======== Data excerpts

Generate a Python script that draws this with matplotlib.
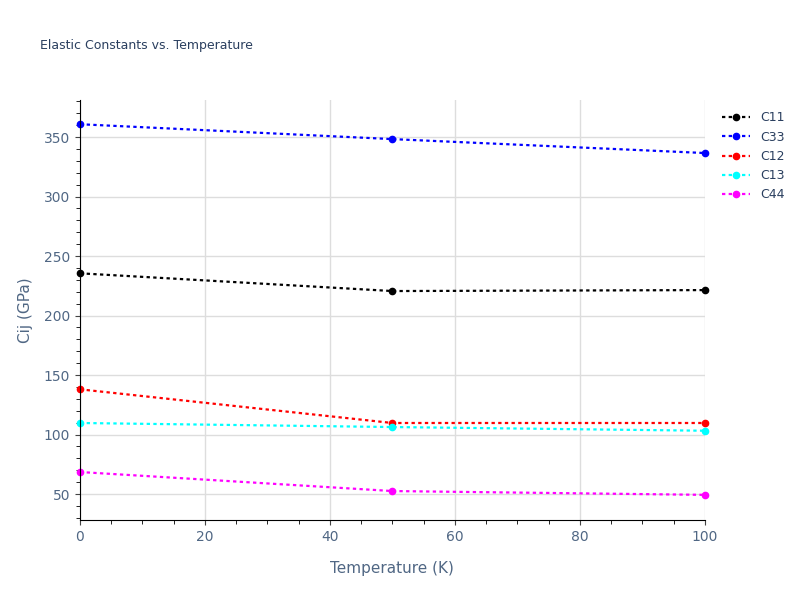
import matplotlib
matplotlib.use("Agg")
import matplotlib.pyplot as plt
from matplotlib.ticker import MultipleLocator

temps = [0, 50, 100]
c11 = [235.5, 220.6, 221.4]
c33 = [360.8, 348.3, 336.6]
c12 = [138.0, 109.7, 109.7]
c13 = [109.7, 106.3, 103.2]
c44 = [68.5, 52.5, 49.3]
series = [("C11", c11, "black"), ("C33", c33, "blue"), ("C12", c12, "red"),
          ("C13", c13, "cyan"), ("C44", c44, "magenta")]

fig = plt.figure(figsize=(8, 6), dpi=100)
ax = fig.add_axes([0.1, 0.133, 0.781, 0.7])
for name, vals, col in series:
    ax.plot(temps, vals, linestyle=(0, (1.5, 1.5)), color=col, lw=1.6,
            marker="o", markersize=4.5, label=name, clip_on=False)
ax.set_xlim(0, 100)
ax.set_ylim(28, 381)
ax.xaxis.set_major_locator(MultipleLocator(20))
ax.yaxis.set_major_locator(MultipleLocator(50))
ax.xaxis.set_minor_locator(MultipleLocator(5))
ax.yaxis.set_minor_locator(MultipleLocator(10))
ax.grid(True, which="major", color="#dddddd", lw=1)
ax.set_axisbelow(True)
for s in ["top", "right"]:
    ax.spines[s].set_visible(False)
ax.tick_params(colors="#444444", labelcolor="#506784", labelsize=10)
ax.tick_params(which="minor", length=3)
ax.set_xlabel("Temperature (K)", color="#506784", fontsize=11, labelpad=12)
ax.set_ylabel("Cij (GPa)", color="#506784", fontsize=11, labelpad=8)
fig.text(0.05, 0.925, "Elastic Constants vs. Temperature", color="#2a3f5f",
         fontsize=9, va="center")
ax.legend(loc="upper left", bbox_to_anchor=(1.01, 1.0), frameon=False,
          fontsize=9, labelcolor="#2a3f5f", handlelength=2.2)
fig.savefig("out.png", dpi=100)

================
======== Data excerpts

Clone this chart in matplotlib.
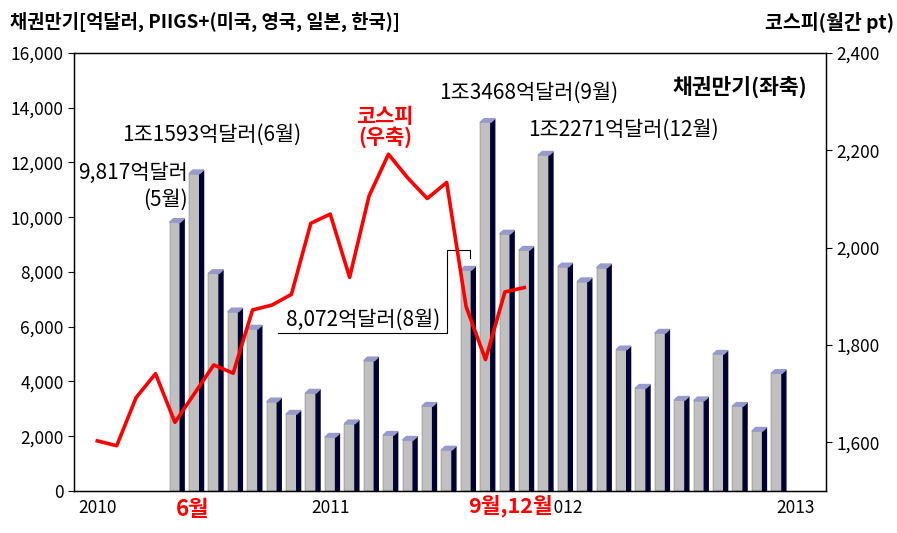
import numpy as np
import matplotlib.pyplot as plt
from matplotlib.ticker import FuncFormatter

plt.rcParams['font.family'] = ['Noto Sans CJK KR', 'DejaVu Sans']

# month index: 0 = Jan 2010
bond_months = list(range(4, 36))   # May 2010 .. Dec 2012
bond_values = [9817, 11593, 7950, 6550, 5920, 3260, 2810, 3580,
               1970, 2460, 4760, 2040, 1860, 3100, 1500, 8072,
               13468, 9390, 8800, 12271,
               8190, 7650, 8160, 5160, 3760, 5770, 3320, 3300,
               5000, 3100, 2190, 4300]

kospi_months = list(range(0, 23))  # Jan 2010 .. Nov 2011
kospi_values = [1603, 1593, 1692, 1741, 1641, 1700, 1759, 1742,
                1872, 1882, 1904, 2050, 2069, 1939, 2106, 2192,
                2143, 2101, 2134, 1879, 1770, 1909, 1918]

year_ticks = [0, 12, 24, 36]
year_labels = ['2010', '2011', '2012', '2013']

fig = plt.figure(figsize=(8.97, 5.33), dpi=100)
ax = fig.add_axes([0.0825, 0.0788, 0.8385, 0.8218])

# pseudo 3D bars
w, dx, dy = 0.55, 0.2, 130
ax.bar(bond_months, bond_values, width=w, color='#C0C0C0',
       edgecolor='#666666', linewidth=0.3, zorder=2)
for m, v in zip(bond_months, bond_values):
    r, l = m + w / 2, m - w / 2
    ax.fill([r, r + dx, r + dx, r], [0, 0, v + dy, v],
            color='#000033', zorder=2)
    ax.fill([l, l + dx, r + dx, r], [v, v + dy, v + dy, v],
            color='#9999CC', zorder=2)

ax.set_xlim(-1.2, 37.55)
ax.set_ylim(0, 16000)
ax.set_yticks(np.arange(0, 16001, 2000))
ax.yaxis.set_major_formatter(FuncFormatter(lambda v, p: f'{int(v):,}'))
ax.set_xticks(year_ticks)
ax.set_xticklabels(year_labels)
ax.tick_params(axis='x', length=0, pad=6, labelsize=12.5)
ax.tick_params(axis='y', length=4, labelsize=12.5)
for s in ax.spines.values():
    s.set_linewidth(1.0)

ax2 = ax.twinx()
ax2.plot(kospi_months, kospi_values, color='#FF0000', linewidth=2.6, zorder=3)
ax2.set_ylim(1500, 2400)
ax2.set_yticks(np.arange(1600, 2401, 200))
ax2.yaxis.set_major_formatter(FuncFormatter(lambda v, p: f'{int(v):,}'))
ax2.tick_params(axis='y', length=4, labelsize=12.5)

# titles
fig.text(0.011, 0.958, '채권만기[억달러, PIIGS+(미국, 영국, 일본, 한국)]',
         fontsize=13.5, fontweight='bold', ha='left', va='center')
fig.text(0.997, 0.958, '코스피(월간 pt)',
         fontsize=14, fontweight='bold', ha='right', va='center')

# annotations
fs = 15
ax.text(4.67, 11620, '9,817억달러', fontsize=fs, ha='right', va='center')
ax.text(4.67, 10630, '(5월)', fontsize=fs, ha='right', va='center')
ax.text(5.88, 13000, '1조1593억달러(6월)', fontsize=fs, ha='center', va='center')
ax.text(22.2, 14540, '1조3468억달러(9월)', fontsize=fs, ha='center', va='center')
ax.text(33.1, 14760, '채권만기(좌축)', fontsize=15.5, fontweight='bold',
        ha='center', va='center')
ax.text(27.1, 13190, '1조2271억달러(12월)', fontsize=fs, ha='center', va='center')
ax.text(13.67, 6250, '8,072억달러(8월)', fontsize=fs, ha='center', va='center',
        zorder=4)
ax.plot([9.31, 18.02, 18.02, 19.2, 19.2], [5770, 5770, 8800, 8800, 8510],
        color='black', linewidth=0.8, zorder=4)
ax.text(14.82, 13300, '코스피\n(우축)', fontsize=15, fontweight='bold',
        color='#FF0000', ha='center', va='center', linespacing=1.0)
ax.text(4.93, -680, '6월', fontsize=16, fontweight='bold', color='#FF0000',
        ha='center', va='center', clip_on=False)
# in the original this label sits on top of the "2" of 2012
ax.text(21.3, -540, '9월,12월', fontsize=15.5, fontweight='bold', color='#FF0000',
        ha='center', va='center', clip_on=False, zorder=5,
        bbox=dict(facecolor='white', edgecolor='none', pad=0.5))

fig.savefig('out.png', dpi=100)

================
======== Data excerpts

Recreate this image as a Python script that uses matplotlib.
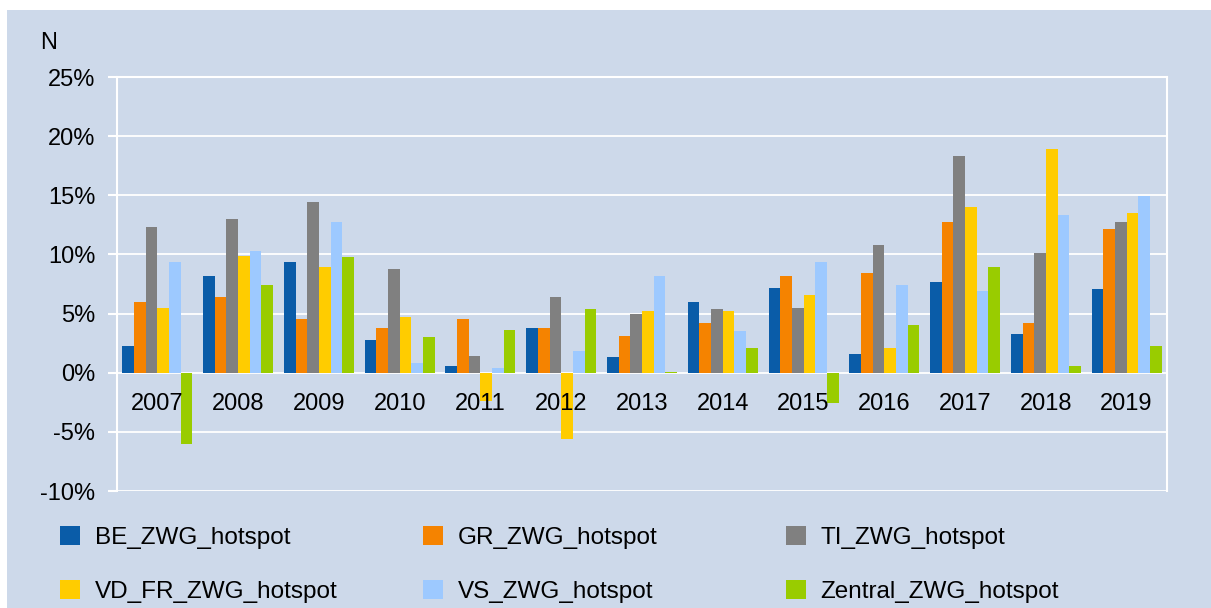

================

§ Task instructions: Except for the pictures, write out exactly the lines from the line that contains "Generate a Python" through the line that contains "from matplotlib.ticker import MultipleLocator", including both.

§ In response:
Generate a Python script that draws this with matplotlib.
import matplotlib
matplotlib.use("Agg")
import matplotlib.pyplot as plt
from matplotlib.ticker import MultipleLocator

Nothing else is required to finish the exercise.